Monday, October 31, 2016

Waking Nightmare

Momentarily, I'm stranded on the sand, gulping for air.

The basket of drugs fell out of my hands, muffled as it crashed by the carpet in the pharmacy. My head jutted upwards, eyes opening widely--I had nodded out again. I bent down to pick up the bottles of medication, placing them back into the black basket.

Embarrassment could have flushed my cheeks, but I was too overcome by the stream of morphine from last night and this morning, plus the xanax as well, flooding my body. My emotions were absent, my mind far from the current situation--I can't remember any thoughts, fear.

My pharmacist was far too busy trying to control the mess in front of her; she's constantly overwhelmed by her own incompetency. L was at the register, in an area separated from the back of the pharmacy by a wall. I was on my own.

I finished putting every bottle carefully back up on the shelf and returned to the computer to type up prescriptions.

Again, I felt my neck snap forward and rattle me awake.

I was running out of control--and no one knew it. The customers weren't flooding in front of me, so I quickly ran to the back. Telling my coworkers I had to take my meds, as I quickly departed. I popped the top off my adderall bottle, and tossed it in the back of my throat with some water. If I had been more present, I would've thanked whoever created those tiny little gel caps for saving my ass.

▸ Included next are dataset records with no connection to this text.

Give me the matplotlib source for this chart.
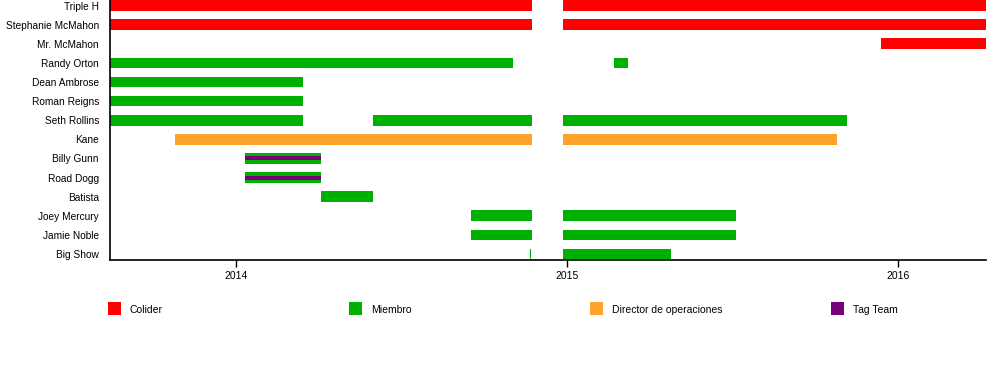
import matplotlib
matplotlib.use("Agg")
import matplotlib.pyplot as plt
from matplotlib.patches import Rectangle

plt.rcParams['font.family'] = ['Liberation Sans', 'DejaVu Sans']

# rows, top to bottom
names = ["Triple H", "Stephanie McMahon", "Mr. McMahon", "Randy Orton",
         "Dean Ambrose", "Roman Reigns", "Seth Rollins", "Kane", "Billy Gunn",
         "Road Dogg", "Batista", "Joey Mercury", "Jamie Noble", "Big Show"]

start, end = 2013.62, 2016.265

# (row, role, from, to) in decimal years
spans = [
    (0, "Colider", start, 2014.894), (0, "Colider", 2014.987, end),
    (1, "Colider", start, 2014.894), (1, "Colider", 2014.987, end),
    (2, "Colider", 2015.948, end),
    (3, "Miembro", start, 2014.836), (3, "Miembro", 2015.142, 2015.183),
    (4, "Miembro", start, 2014.204),
    (5, "Miembro", start, 2014.204),
    (6, "Miembro", start, 2014.204), (6, "Miembro", 2014.413, 2014.894),
    (6, "Miembro", 2014.987, 2015.845),
    (7, "Director de operaciones", 2013.816, 2014.894),
    (7, "Director de operaciones", 2014.987, 2015.815),
    (8, "Miembro", 2014.027, 2014.258),
    (9, "Miembro", 2014.027, 2014.258),
    (10, "Miembro", 2014.258, 2014.415),
    (11, "Miembro", 2014.710, 2014.894), (11, "Miembro", 2014.987, 2015.510),
    (12, "Miembro", 2014.710, 2014.894), (12, "Miembro", 2014.987, 2015.510),
    (13, "Miembro", 2014.889, 2014.892), (13, "Miembro", 2014.987, 2015.315),
]
# thin overlay stripes
tag_spans = [(8, 2014.027, 2014.258), (9, 2014.027, 2014.258)]

roles = ["Colider", "Miembro", "Director de operaciones", "Tag Team"]
colors = {"Colider": "#ff0000", "Miembro": "#00b000",
          "Director de operaciones": "#ffa22b", "Tag Team": "#78007a"}

fig = plt.figure(figsize=(10, 3.8), dpi=100)
ax = fig.add_axes([0.11, 1 - 260 / 380, 0.876, 260 / 380])

for row, role, a, b in spans:
    ax.barh(row, b - a, left=a, height=0.56, color=colors[role], linewidth=0)
for row, a, b in tag_spans:
    ax.barh(row, b - a, left=a, height=0.21, color=colors["Tag Team"], linewidth=0)

ax.set_xlim(start, end)
ax.set_ylim(13.31, -0.29)
ax.set_yticks(range(len(names)))
ax.set_yticklabels(names, fontsize=7.3)
ax.tick_params(axis='y', length=0, pad=8)
ax.set_xticks([2014, 2015, 2016])
ax.set_xticklabels(["2014", "2015", "2016"], fontsize=7.5)
ax.tick_params(axis='x', length=5, width=1, direction='out', pad=3)
ax.spines['top'].set_visible(False)
ax.spines['right'].set_visible(False)
for s in ('left', 'bottom'):
    ax.spines[s].set_linewidth(1.2)

# legend
for i, role in enumerate(roles):
    x0 = (108 + 241 * i) / 1000
    fig.add_artist(Rectangle((x0, 1 - 315 / 380), 13 / 1000, 13 / 380,
                             transform=fig.transFigure, color=colors[role], lw=0))
    fig.text(x0 + 22 / 1000, 1 - 310 / 380, role, fontsize=7.5, va='center', ha='left')

fig.savefig("out.png", dpi=100)
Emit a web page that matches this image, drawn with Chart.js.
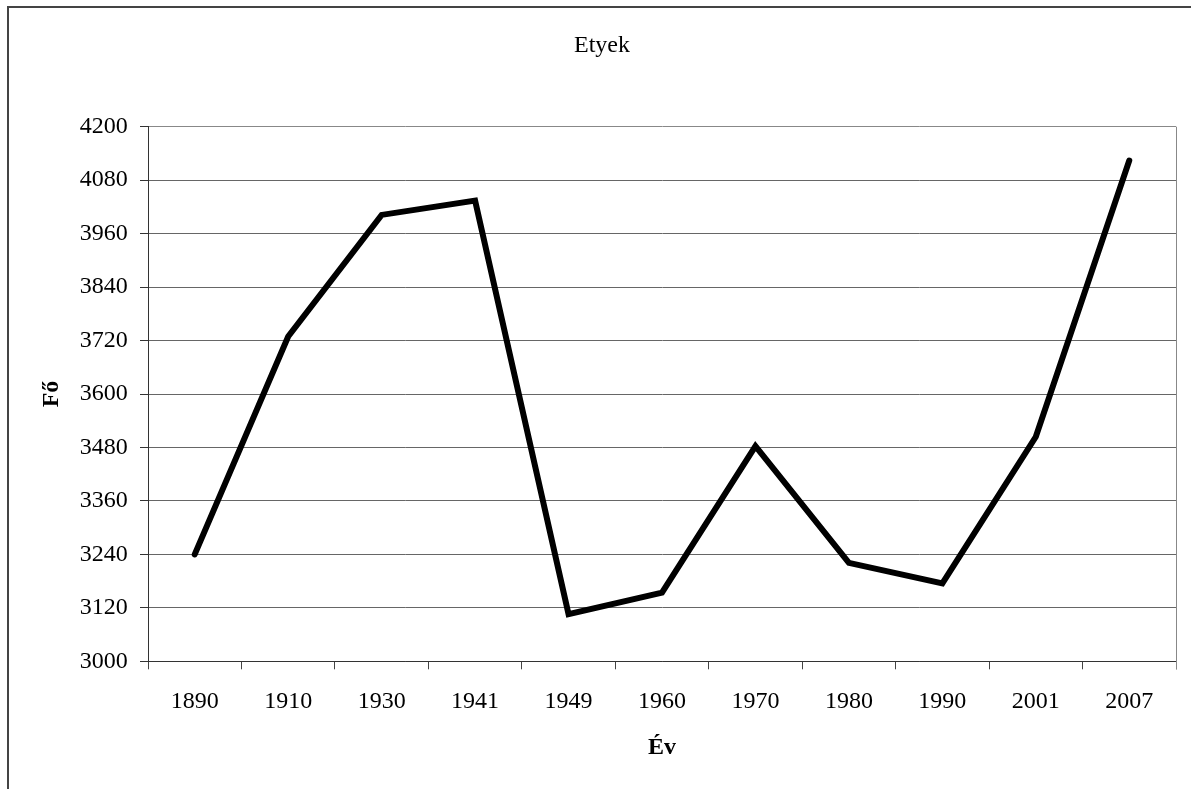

Now the fear had started to set in, hard and fast, running down my spine and across my face. Back in the pharmacy, I made sure to keep awake and upright. I imagined I could only fall asleep twice standing up before someone noticed--not that anyone I worked with would've put the two together. At least, I don't think so--although my prescribed medications are known to my coworkers, so easy enough to chock it up to them and lack of sleep.

Hours later, I am ready to bang my head into the wall, so frustrated and out of control with no where to send these emotions. The kratom and morphine and 1 oxy, plus some xanax, is not helping me cope with myself and the knot in my stomach is growing unruly.

I just keep spinning out further each day and I don't know what I'll hit before I stop.